» **To do**:
The material below has pictures in it. Set down only the lines from the line containing "Generate a LaTeX" through the line containing "(0,0) rectangle (486,344);", word for word, and leave the pictures behind.

» **Source material**:

--

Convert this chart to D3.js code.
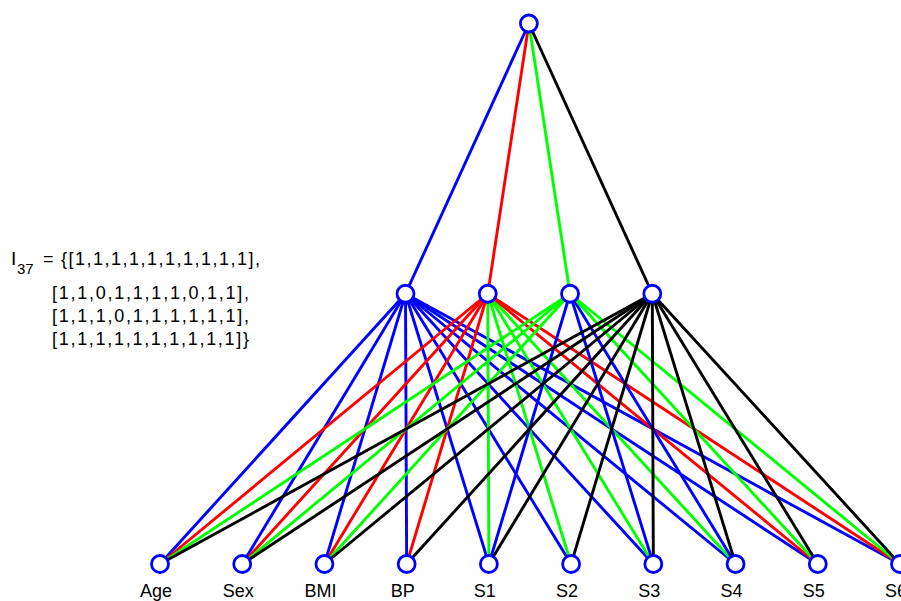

--

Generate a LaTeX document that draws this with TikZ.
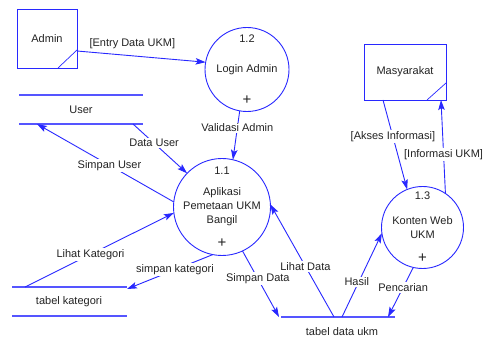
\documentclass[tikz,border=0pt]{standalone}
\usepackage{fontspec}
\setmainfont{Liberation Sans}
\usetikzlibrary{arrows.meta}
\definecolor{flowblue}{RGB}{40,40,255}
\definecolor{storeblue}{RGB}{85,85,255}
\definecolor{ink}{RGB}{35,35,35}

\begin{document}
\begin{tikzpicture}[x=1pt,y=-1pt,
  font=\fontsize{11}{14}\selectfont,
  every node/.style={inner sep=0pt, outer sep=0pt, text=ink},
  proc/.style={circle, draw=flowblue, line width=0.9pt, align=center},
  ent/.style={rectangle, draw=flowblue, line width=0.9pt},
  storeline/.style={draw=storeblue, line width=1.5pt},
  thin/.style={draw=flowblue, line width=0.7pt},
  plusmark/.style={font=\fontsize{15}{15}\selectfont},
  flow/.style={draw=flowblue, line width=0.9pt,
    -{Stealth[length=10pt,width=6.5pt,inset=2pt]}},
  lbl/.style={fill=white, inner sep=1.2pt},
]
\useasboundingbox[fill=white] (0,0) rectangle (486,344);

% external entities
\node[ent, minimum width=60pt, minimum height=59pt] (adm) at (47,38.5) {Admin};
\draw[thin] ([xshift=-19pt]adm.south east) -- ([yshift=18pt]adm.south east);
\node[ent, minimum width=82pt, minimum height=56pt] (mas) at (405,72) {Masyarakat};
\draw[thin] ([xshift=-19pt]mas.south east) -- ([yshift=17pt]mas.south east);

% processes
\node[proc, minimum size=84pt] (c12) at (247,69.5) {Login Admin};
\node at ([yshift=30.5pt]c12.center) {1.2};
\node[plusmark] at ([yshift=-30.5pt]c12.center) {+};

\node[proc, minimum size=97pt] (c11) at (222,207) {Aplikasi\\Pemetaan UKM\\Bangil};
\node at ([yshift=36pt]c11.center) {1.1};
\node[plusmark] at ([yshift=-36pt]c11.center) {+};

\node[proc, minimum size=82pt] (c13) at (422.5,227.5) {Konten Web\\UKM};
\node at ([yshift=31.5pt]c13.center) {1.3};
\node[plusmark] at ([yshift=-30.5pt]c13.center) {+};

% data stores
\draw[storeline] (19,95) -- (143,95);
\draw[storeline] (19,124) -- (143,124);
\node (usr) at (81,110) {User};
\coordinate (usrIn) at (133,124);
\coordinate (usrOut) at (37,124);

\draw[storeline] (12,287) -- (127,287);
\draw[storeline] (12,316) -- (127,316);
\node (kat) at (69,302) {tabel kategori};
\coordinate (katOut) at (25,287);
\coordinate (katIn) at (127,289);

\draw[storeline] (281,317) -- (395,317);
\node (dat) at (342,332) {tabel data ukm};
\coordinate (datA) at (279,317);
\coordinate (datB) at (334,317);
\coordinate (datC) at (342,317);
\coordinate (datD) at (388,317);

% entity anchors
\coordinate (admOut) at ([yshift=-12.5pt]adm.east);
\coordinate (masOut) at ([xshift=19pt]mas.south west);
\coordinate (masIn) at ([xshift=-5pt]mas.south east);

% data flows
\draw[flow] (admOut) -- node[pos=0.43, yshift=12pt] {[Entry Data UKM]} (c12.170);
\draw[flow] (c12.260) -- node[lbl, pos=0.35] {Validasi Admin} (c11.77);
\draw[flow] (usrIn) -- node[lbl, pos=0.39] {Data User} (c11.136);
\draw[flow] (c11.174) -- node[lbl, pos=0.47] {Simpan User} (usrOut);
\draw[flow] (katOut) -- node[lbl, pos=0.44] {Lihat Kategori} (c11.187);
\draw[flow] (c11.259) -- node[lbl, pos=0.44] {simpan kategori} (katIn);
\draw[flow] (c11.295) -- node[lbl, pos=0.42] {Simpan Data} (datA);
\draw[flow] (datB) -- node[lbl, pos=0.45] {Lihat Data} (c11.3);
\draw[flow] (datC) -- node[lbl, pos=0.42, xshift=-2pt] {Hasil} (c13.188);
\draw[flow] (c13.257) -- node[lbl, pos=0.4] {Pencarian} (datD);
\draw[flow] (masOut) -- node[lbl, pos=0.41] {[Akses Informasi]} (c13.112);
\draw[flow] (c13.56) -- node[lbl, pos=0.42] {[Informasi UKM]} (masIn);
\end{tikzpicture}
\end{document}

--

» **Written solution**:
Generate a LaTeX document that draws this with TikZ.
\documentclass[tikz,border=0pt]{standalone}
\usepackage{fontspec}
\setmainfont{Liberation Sans}
\usetikzlibrary{arrows.meta}
\definecolor{flowblue}{RGB}{40,40,255}
\definecolor{storeblue}{RGB}{85,85,255}
\definecolor{ink}{RGB}{35,35,35}

\begin{document}
\begin{tikzpicture}[x=1pt,y=-1pt,
  font=\fontsize{11}{14}\selectfont,
  every node/.style={inner sep=0pt, outer sep=0pt, text=ink},
  proc/.style={circle, draw=flowblue, line width=0.9pt, align=center},
  ent/.style={rectangle, draw=flowblue, line width=0.9pt},
  storeline/.style={draw=storeblue, line width=1.5pt},
  thin/.style={draw=flowblue, line width=0.7pt},
  plusmark/.style={font=\fontsize{15}{15}\selectfont},
  flow/.style={draw=flowblue, line width=0.9pt,
    -{Stealth[length=10pt,width=6.5pt,inset=2pt]}},
  lbl/.style={fill=white, inner sep=1.2pt},
]
\useasboundingbox[fill=white] (0,0) rectangle (486,344);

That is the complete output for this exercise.